Let $p(x) = a_0 + a_1 x + .. + a_n x^{n}$. Assume $a_n \neq 0$ and n is odd. Prove $\exists$ x such that p(x)=0?

Question

I have no idea how to solve this question. I'm trying to show that given $p(x) = a_0 + a_1 x + .. + a_n x^{n}$ and further assuming that $a_n \neq 0$ and n is odd, there exists x such that p(x)=0.

I'm guessing that Rolle's theorem might come into play somewhere, since I know that by Rolle's theorem if $f:[a,b] \rightarrow \mathbb{R}$ is continuous on [a,b] and differentiable on (a,b) and f(a) = f(b) then $\exists c \in (ab)$ s.t f'(c)=0. Other than this hunch, I have no idea where to begin solving this.
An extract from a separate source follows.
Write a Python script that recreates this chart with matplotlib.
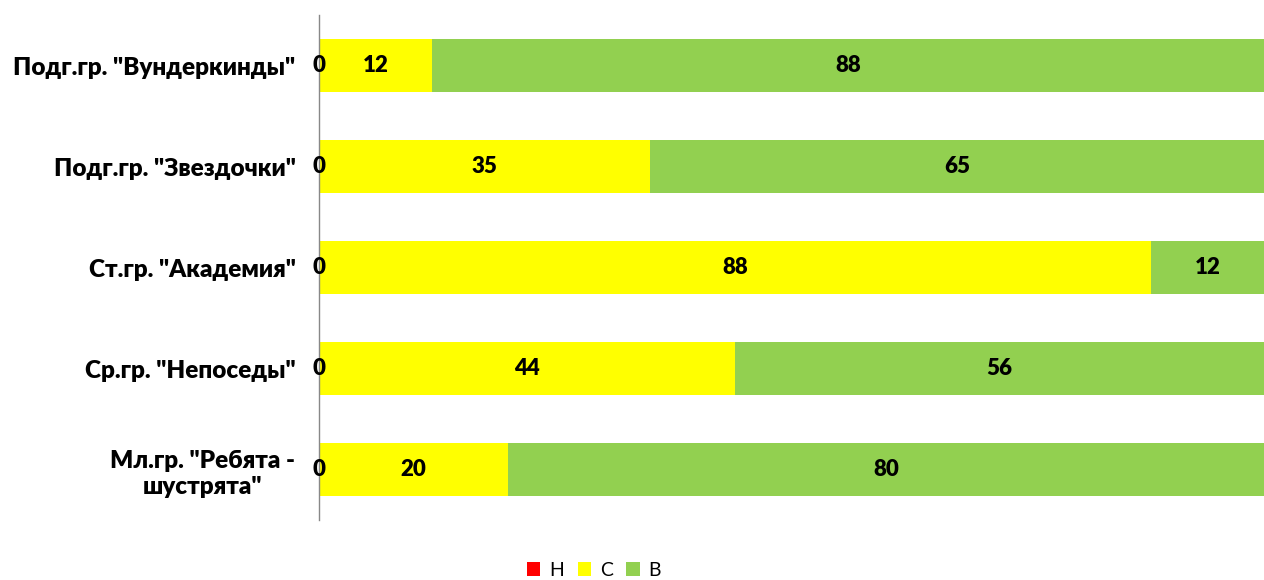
import matplotlib
matplotlib.use("Agg")
import matplotlib.pyplot as plt
import numpy as np

categories = ['Подг.гр. "Вундеркинды"', 'Подг.гр. "Звездочки"', 'Ст.гр. "Академия"',
              'Ср.гр. "Непоседы"', 'Мл.гр. "Ребята -\nшустрята"']
series_names = ["Н", "С", "В"]
n_vals = [0, 0, 0, 0, 0]
c_vals = [12, 35, 88, 44, 20]
v_vals = [88, 65, 12, 56, 80]
colors = ["#FF0000", "#FFFF00", "#92D050"]

plt.rcParams["font.family"] = ["Lato", "DejaVu Sans"]

fig = plt.figure(figsize=(12.64, 5.8), dpi=100)
ax = fig.add_axes([0.2524, 0.1034, 0.7476, 0.8706])

y = np.arange(len(categories))[::-1]
h = 0.52
left = np.zeros(len(categories))
for name, vals, col in zip(series_names, [n_vals, c_vals, v_vals], colors):
    vals = np.array(vals, dtype=float)
    ax.barh(y, vals, h, left=left, color=col, label=name)
    for yi, l, v in zip(y, left, vals):
        ax.text(l + v / 2, yi, f"{int(v)}", ha="center", va="center",
                fontsize=16, fontweight="heavy", color="black")
    left += vals

ax.set_xlim(0, 100)
ax.set_ylim(-0.5, len(categories) - 0.5)
ax.set_yticks(y)
ax.set_yticklabels(categories, fontsize=17.5, fontweight="heavy", linespacing=1.25)
ax.tick_params(axis="y", length=0, pad=17)
ax.set_xticks([])
for s in ["top", "right", "bottom"]:
    ax.spines[s].set_visible(False)
ax.spines["left"].set_color("#888888")
ax.spines["left"].set_linewidth(1.0)
for t in ax.get_yticklabels():
    t.set_multialignment("center")

ax.legend(loc="center", bbox_to_anchor=(594 / 1264, 10 / 580), bbox_transform=fig.transFigure,
          ncol=3, frameon=False, fontsize=14, handlelength=0.7, handleheight=0.7,
          handletextpad=0.45, columnspacing=0.7)

fig.savefig("out.png", dpi=100)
Help would be much appreciated!

Answer 1

Here are some steps (without full details) which will lead you to the solution:

Solution 1: WLOG, assume $a_n>0$,now as $x \to \infty$ note that $p(x) \to \infty$ and as $x \to -\infty$ then $p(x) \to -\infty$.Now apply the IVP.

Solution2:

Step 1: Show that $P(\overline z)=\overline{P(z)}$,hence conclude that $z$ is a root of $p(z)$ iff $\overline z$ is a root of $p(z)$

Step 2: Recall Fundamental Theorem of Algebra

Step: Conclude that $p$ has at least one real root. QED

Answer 2

Assuming you want to use calculus rather than linear algebra, use the Intermediate value theorem. Without loss of generality, assume $a_n=1$ (why is this allowed?). Then

$P(x)=x^n(1+\frac{a_{n-1}}{x}+\frac{a_{n-2}}{x^2}+\cdots +\frac{a_{0}}{x^n})=x^n g(x)$ for $x\neq0$. Notice how $\lim_{x\rightarrow\pm\infty} g(x)=1$ so for large enough $x$'s, $g(x)>0$ and hence $P$'s sign is determined by $x^n$ for large $x's$.

It follows there are $a<0,b>0$ such that $P(a)=a^n g(a)<0,\ P(b)=b^ng(b)>0$. Use $P$'s continuity to conclude there's a $c$ such that $P(c)=0$

This is the idea. If needed more elaboration don't hesitate to ask.